Ladies Don't Spit
It was Eric Johnson who could spit through the gap in his teeth as far as his mother's chevy impala station wagon was long in length. He was so cool. I secretly wanted to be just like him.So I'd practice.
I'd roll my tongue around inside my mouth sucking up as much saliva I could find and when I had a spoonful of warm fluid, I would strain it through the gap of my 7-year-old teeth. But. The little bit of warm pathetic spit I could muster up, would drivel down in front of my bottom teeth just inside my lower lip and would never leave my mouth.
I was not cool.
I learned how to spit by taking a mouthful of water from my drinking glass and straining it out that way. It never went the distance of Eric's spit, but I felt I could become a close third to his spitting skills.
My dad was scraping barnacles under an old fishing boat in the driveway of our home when I ran up to him. "Prepare to be impressed!" And I ran back inside the house to fill my mouth with water.
I ran back outside and poked him on his shoulder until he noticed me. Then, acting as if I was about to throw a shot-put in a track meet, I leaned way back at first and then I bent way over and shot the water through the gap in my front teeth over into the ivy bordering the driveway.
I then looked back at my dad ready to hear him cheer and tell me how thrilled he was for my new skills I had learned.
Instead, he said. "Shawn! Don't ever do that again! Ladies don't spit!"
His words echoed inside my head for quite a while. "Ladies don't spit. Ladies don't spit." Did my dad lose his mind? I was clearly not a lady but a seven-year-old girl. Ladies wore dresses with nylons and high heeled shoes and carried purses with a handle and wore hats on their heads with bobby pins in their hair.
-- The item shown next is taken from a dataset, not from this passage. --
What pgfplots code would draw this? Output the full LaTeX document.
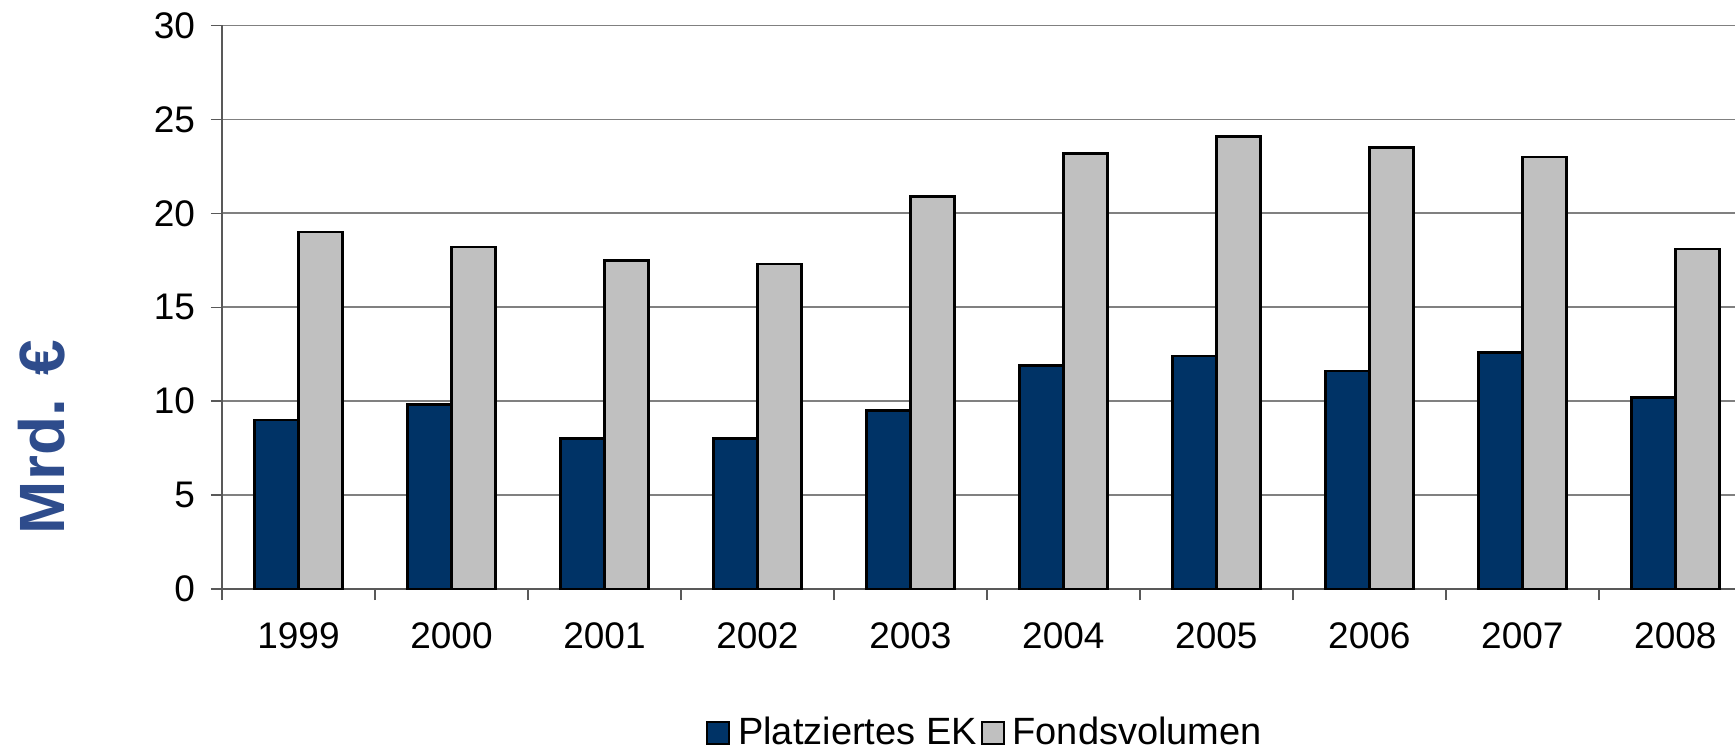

I turned around and walked back toward the house to play spirograph when I noticed my sister's red unicycle leaning against the house. I pushed it up to our front porch and straddled the seat between my legs and sat up on it, holding on to the railing practicing my balance, rocking back and forth. Back and forth.
Could I ever learn to ride it? I daydreamed about riding the unicycle to school.
Because. I knew if I did that. I would be really cool. Even more cool than spitting through the gap in my teeth.